In fondo è quanto chiede agli spettatori Baptist Cazaux in Gimme a Break!!! in cui il performer chiede a sé stesso di quietarsi, di avere una pausa nello scorrere frenetico della vita quotidiana. Cazaux entra in scena, fissa negli occhi gli spettatori e modifica la posizione degli amplificatori nello spazio. È come se cercasse l’armonia adatta, il suono giusto, lo spazio sonoro in cui agire il suo rito, in cui placare la sua frenesia, in cui cercare uno stordimento possibile che possa condurre all’oblio di sé e del mondo. L’artista non smette di gettare gli occhi sul pubblico riunito nella chiesa di San Giovanni. Lo sguardo è di sfida ma a tratti sembra pure chiedere aiuto, i movimenti sono veloci e nervosi, la camminata decisa, l’atmosfera da rave, ossessivo è l’headbanging (i violenti movimenti della testa a tempo di musica), tutto porta a una sfinitezza che accomuna l’artista e chi assiste al suo lavoro. Alla fine ciò che rimane è il sudore, la fatica, lo sguardo perso di Baptiste Cazaux, giovane performer che offre tutto sè stesso, in cerca di una pausa possibile che lo riappacifichi col mondo o lo allontani momentaneamente dalla realtà per smettere di soffrire.

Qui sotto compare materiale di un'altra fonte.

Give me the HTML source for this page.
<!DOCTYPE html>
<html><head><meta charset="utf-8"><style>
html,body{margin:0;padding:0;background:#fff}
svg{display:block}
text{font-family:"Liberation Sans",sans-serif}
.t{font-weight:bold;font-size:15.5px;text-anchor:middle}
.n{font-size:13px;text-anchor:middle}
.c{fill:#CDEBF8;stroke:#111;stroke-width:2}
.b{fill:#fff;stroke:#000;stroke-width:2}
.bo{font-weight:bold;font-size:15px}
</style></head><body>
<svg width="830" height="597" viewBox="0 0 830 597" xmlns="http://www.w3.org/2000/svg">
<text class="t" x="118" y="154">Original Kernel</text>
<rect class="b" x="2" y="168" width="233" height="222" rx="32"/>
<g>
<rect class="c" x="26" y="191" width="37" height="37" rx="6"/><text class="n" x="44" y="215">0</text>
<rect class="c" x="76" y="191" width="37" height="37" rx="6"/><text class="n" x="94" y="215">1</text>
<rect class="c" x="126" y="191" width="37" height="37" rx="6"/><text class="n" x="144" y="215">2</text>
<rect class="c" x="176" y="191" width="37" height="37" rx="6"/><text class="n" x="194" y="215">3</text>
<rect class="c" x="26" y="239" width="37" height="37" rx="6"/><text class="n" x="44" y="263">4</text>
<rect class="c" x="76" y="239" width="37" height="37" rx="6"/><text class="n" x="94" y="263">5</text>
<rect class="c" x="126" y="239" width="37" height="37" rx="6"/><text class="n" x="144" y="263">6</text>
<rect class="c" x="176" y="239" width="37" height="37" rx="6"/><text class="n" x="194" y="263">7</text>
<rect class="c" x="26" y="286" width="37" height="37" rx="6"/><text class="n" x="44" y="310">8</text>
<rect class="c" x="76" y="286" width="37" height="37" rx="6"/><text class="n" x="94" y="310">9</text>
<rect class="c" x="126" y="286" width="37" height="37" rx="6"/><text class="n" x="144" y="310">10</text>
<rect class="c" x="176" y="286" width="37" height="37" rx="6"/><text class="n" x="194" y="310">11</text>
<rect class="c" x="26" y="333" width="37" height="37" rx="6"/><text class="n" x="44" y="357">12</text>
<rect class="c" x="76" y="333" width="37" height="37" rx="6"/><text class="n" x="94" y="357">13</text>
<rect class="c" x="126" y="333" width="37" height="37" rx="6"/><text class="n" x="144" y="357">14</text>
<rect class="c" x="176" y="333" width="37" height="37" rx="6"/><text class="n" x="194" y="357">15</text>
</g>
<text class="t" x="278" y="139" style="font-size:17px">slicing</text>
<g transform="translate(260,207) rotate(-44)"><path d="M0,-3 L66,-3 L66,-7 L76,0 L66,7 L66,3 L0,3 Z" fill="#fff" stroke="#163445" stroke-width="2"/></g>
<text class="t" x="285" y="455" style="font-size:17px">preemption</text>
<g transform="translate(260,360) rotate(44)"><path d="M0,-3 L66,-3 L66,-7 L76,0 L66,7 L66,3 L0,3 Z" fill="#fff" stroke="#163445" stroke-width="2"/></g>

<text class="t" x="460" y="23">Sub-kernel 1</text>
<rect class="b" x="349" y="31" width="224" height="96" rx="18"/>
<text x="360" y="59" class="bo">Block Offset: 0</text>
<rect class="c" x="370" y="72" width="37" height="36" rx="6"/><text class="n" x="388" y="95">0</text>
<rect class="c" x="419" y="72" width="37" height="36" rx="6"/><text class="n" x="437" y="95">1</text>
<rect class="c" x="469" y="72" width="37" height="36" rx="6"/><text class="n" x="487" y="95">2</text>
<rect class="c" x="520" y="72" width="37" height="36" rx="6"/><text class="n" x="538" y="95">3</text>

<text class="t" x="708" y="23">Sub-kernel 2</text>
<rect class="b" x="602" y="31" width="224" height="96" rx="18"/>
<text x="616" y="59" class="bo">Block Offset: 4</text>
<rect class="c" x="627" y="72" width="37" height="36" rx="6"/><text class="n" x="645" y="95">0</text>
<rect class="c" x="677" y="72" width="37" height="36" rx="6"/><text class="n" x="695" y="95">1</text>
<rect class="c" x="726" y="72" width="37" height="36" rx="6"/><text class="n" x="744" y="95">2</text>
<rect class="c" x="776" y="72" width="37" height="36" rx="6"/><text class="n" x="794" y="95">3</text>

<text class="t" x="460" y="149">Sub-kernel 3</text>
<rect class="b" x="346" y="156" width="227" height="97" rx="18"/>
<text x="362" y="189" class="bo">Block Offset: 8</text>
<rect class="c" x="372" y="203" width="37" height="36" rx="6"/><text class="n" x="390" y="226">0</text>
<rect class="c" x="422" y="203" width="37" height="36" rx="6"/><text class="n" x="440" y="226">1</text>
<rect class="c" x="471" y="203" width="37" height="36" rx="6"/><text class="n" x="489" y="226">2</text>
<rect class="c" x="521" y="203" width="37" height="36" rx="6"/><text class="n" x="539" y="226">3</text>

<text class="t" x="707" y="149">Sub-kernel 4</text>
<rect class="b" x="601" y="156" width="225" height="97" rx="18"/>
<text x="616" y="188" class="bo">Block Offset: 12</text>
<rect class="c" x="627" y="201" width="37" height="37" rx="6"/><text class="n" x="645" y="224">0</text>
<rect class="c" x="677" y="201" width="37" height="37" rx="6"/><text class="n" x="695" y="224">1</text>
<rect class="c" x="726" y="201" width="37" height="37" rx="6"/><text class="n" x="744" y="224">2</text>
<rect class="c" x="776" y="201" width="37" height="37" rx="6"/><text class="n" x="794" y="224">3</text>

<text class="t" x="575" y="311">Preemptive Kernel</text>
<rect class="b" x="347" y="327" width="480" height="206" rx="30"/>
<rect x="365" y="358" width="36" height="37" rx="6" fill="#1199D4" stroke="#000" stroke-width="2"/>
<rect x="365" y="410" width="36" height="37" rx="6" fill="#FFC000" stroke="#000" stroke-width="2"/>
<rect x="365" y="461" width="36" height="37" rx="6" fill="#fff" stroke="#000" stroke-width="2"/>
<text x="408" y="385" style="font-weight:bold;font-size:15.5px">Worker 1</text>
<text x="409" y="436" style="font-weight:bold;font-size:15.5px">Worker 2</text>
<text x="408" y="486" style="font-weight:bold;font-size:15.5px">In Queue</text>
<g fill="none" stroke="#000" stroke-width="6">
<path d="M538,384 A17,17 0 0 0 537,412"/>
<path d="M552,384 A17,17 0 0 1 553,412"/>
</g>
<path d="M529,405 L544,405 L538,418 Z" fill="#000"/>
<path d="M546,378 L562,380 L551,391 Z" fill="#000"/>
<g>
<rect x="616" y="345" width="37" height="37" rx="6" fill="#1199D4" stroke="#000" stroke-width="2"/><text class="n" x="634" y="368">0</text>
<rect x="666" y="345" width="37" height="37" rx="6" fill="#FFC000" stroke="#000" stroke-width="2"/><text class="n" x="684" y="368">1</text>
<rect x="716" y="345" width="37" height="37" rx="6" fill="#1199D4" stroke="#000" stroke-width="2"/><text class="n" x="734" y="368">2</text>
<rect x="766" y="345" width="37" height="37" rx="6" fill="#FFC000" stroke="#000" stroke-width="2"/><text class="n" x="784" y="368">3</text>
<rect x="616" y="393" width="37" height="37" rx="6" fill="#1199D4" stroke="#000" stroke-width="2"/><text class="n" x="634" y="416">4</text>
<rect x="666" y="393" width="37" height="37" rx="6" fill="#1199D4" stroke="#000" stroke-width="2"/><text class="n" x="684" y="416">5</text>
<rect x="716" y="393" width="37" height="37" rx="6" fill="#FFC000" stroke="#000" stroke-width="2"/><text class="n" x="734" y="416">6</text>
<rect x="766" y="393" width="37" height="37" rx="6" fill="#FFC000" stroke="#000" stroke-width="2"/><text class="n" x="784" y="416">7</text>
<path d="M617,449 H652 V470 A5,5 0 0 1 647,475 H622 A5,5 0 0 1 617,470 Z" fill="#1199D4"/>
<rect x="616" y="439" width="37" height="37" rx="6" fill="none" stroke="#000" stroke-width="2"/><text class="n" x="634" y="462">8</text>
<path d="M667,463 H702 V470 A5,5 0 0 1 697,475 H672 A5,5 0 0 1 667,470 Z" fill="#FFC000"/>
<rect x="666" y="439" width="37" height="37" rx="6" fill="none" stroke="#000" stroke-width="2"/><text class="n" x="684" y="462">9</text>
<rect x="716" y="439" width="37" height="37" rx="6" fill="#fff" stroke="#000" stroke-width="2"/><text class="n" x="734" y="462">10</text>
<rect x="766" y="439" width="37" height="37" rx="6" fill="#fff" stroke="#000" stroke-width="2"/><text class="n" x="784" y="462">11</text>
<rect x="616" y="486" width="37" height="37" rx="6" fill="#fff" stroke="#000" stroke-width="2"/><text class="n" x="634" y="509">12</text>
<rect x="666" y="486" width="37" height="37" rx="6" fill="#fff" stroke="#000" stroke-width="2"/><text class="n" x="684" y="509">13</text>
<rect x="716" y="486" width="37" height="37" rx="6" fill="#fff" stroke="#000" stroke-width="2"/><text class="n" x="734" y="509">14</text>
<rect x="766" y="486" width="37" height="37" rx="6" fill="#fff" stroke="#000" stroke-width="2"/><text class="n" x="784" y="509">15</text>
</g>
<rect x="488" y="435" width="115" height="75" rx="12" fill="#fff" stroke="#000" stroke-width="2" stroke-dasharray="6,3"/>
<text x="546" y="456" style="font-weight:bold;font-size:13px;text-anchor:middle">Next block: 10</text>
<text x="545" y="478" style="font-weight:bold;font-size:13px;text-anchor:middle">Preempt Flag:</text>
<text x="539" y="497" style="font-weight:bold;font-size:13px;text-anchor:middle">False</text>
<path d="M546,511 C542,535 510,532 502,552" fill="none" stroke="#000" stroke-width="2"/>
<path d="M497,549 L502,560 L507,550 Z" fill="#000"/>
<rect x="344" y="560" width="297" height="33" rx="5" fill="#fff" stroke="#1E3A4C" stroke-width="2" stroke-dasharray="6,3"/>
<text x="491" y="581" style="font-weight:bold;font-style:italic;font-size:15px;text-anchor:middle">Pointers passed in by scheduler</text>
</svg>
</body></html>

Healing Together di Daniele Ninnarello. Foto Giancarlo Ceccon.
Healing Together di Daniele Ninnarello propone una faticosa e respingente riflessione sul tempo della performance, sul linguaggio del corpo per conseguire l’obiettivo di guarire insieme. Ma da cosa? Viene spontaneo chiedersi. Dalla ritualità del consumo degli oggetti d’arte, dalla codifica del movimento e di quel linguaggio della danza che ci porta ad approcciare qualsiasi performance con la sicurezza di categorie precostituite e indiscutibili. L’effetto è raggiunto. Infastidiscono l’attesa che quei corpi facciano qualcosa, la stasi che impone di ascoltare il silenzio, lo scartare una caramella, lo sconcerto del pubblico in sala, i corpi che sembrano vagare senza un senso nello spazio e che nulla concedono a qualcosa che sembra concepito nei canoni. Tutto ciò accade, compreso la voglia dei performer di uscir fuori dal teatro, in un atto liberatorio, ma al tempo stesso artificioso e non nuovo. All’atto del fare Healing Together lascia perplessi, fa incazzare, poi, pian piano, il pensiero fa breccia sull’approccio emotivo. Quel guarire insieme vuol dire liberarsi dall’ottica di un consumo di svago dell’atto creativo e al tempo stesso operare all’unisono perché la convocazione dello spettacolo dal vivo – teatro o danza che sia – possa essere motivo di trasformazione, sia consapevole della propria unicità e non si conceda all’ottica del puro consumo, della tranquillizzante funzionalità. E viene da pensare: a questo servono i festival, a cercare di stimolare visioni alternative, costruire feste di senso che ci affranchino dall’effimero.